The Supreme Court explained that under § 6(c), each IPR “‘shall be heard by at least 3 members of the [PTAB]’ and ‘only the [PTAB] may grant rehearings.” According to the Supreme Court, “[t]he upshot is that the Director cannot rehear and reverse a final decision issued by APJs. If the Director were to have the authority to take control of a PTAB proceeding, APJs would properly function as inferior officers. We conclude that a tailored approach is the appropriate one: Section 6(c) cannot constitutionally be enforced to the extent that its requirements prevent the Director from reviewing final decisions rendered by APJs…. The Director accordingly may review final PTAB decisions and, upon review, may issue decisions himself on behalf of the Board.” (internal citations omitted).
The Supreme Court noted that this remedy would apply only to the “Director’s ability to supervise APJs in adjudicating petitions for inter partes review. We do not address the Director’s supervision over other types of adjudications conducted by the PTAB, such as the examination process for which the Director has claimed unilateral authority to issue a patent.”
The Supreme Court remanded to the PTO acting director the decision whether to rehear the IPR petition filed by Smith & Nephew in the Arthrex IPR. The Supreme Court reasoned that, “[b]ecause the source of the constitutional violation was the restraint on the review authority of the Director, rather than the appointment of APJs by the Secretary, Arthrex is not entitled to a hearing before a new panel of APJs.”
Concurrences and Dissents
Justice Gorsuch concurred with the Court’s opinion that the Appointments Clause had been violated, but dissented from the Court’s remedy.
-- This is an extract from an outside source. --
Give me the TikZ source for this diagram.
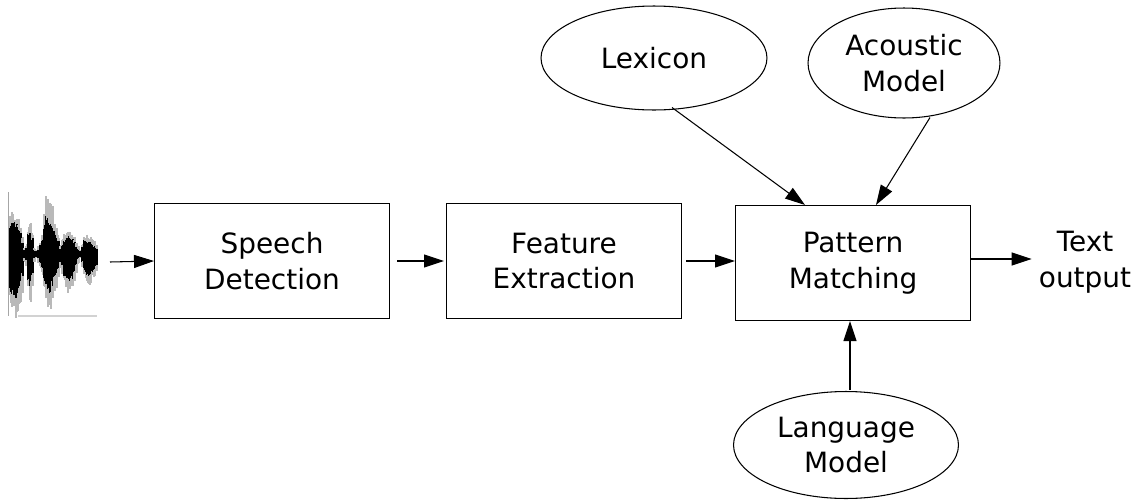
\documentclass[tikz,border=0pt]{standalone}
\usepackage{fontspec}
\setmainfont{DejaVu Sans}
\usetikzlibrary{arrows.meta,shapes.geometric}
\begin{document}
\begin{tikzpicture}[x=0.02cm,y=-0.02cm,
  every node/.style={font=\fontsize{15.9}{20.4}\selectfont, align=center, inner sep=0pt},
  stagebox/.style={draw, line width=0.6pt, minimum width=4.7cm, minimum height=2.3cm},
  model/.style={draw, ellipse, line width=0.6pt},
  flow/.style={line width=0.6pt, -{Triangle[length=0.4cm,width=0.26cm]}}]
\useasboundingbox (0,0) rectangle (1140,501);
% waveform
\draw[gray!70, line width=0.5pt] (8,192) -- (8,316);
\draw[gray!35, line width=1.2pt] (18,316) -- (97,316);
\pgfmathsetseed{7}
\foreach \x/\gt/\gb/\bt/\bb in {10/218/300/225/290,12/212/305/220/295,14/215/312/222/300,16/218/315/225/298,18/222/310/228/292,20/228/300/232/285,22/238/290/242/275,24/248/262/250/258,26/245/265/248/260,28/228/290/232/280,30/225/298/230/285,32/232/285/238/275,34/248/262/250/258,36/250/258/251/257,38/246/262/249/258,40/242/268/245/263,42/235/275/240/268,44/215/290/225/280,46/200/300/215/285,48/196/305/218/290,50/200/308/222/292,52/210/300/225/285,54/220/290/230/278,56/228/285/235/275,58/236/276/240/270,60/245/268/248/262,62/240/272/244/266,64/236/280/240/275,66/234/285/238/280,68/232/290/236/282,70/233/288/237/282,72/235/285/240/278,74/238/280/242/272,76/242/272/246/265,78/246/264/249/259,80/250/258/251/257,82/244/266/247/262,84/238/275/241/270,86/236/280/240/275,88/237/282/241/276,90/238/282/242/276,92/240/278/244/272,94/242/275/246/270,96/245/270/248/266}{
  \foreach \d in {0,1}{
    \pgfmathsetmacro{\ra}{0.85+0.25*rnd}
    \pgfmathsetmacro{\rb}{0.85+0.25*rnd}
    \pgfmathsetmacro{\rc}{0.85+0.2*rnd}
    \pgfmathsetmacro{\rd}{0.85+0.2*rnd}
    \draw[gray!55, line width=0.6pt] (\x+\d,{254-(254-\gt)*\ra}) -- (\x+\d,{254+(\gb-254)*\rb});
    \draw[black, line width=0.6pt] (\x+\d,{254-(254-\bt)*\rc}) -- (\x+\d,{254+(\bb-254)*\rd});
  }
}
\draw[black, line width=1pt] (10,254) -- (97,254);
\coordinate (wave) at (110,262);
% nodes
\node[stagebox] (speech) at (272,261) {Speech\\Detection};
\node[stagebox] (feature) at (564,261) {Feature\\Extraction};
\node[stagebox] (pattern) at (853,263) {Pattern\\Matching};
\node[model, minimum width=4.52cm, minimum height=2.08cm] (lexicon) at (654,58) {Lexicon};
\node[model, minimum width=3.84cm, minimum height=2.2cm] (acoustic) at (904,63) {Acoustic\\Model};
\node[model, minimum width=4.5cm, minimum height=2.14cm] (language) at (846,445) {Language\\Model};
\node (text) at (1085,262) {Text\\output};
% connectors
\draw[flow] (wave) -- (speech.west);
\draw[flow] ([xshift=0.14cm]speech.east) -- ([xshift=-0.04cm]feature.west);
\draw[flow] ([xshift=0.08cm]feature.east) -- (pattern.west |- feature.east);
\draw[flow] (pattern.east |- 0,259) -- ([xshift=-0.14cm]text.west |- 0,259);
\draw[flow] (lexicon.south) ++(18,-3) coordinate (lx) (lx) -- ([xshift=-0.96cm]pattern.north);
\draw[flow] (acoustic.south) ++(26,-1) coordinate (ax) (ax) -- ([xshift=0.46cm]pattern.north);
\coordinate (lt) at (850,390);
\draw[flow] (lt) -- (pattern.south -| lt);
\end{tikzpicture}
\end{document}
According to Justice Gorsuch, application of the “severance doctrine” to 35 U.S.C. § 6(c) “gifts the Director a new power that he never before enjoyed, a power Congress expressly withheld from him and gave to someone else—the power to cancel patents through the IPR process. Effectively, the Court subtracts statutory powers from one set of executive officials and adds them to another.”
Justice Thomas dissented, asserting that the Appointments Clause had not been violated. According to Justice Thomas, “[t]here can be no dispute that administrative patent judges are, in fact, inferior: They are lower in rank to at least two different officers [i.e., the Director and Secretary].” Justice Thomas also asserted that “there is no precedential basis (or historical support) for boiling down ‘inferior-officer’ status to the way Congress structured a particular agency’s process for reviewing decisions.”
Justice Breyer filed an opinion concurring in part and dissenting in part, which Justices Sotomayor and Kagan joined. Justice Breyer agreed with Justice Thomas that the Appointments Clause had not been violated. According to Justice Breyer, the language of the Appointments Clause “strongly suggest[s] that Congress has considerable freedom to determine the nature of an inferior officer’s job, and that courts ought to respect that judgment.” And, “[g]iven the technical nature of patents, the need for expertise, and the importance of avoiding political interference, Congress chose to grant the APJs a degree of independence. These considerations set forth a reasonable legislative objective sufficient to justify the restriction upon the Director’s authority that Congress imposed.”
Although Justice Breyer disagreed with the Court’s determination that the Appointments Clause had been violated, he agreed with the Court’s remedy: “Under the Court’s new test, the current statutory scheme is defective only because the APJ’s decisions are not reviewable by the Director alone. The Court’s remedy addresses that specific problem, and for that reason I agree with its remedial holding.”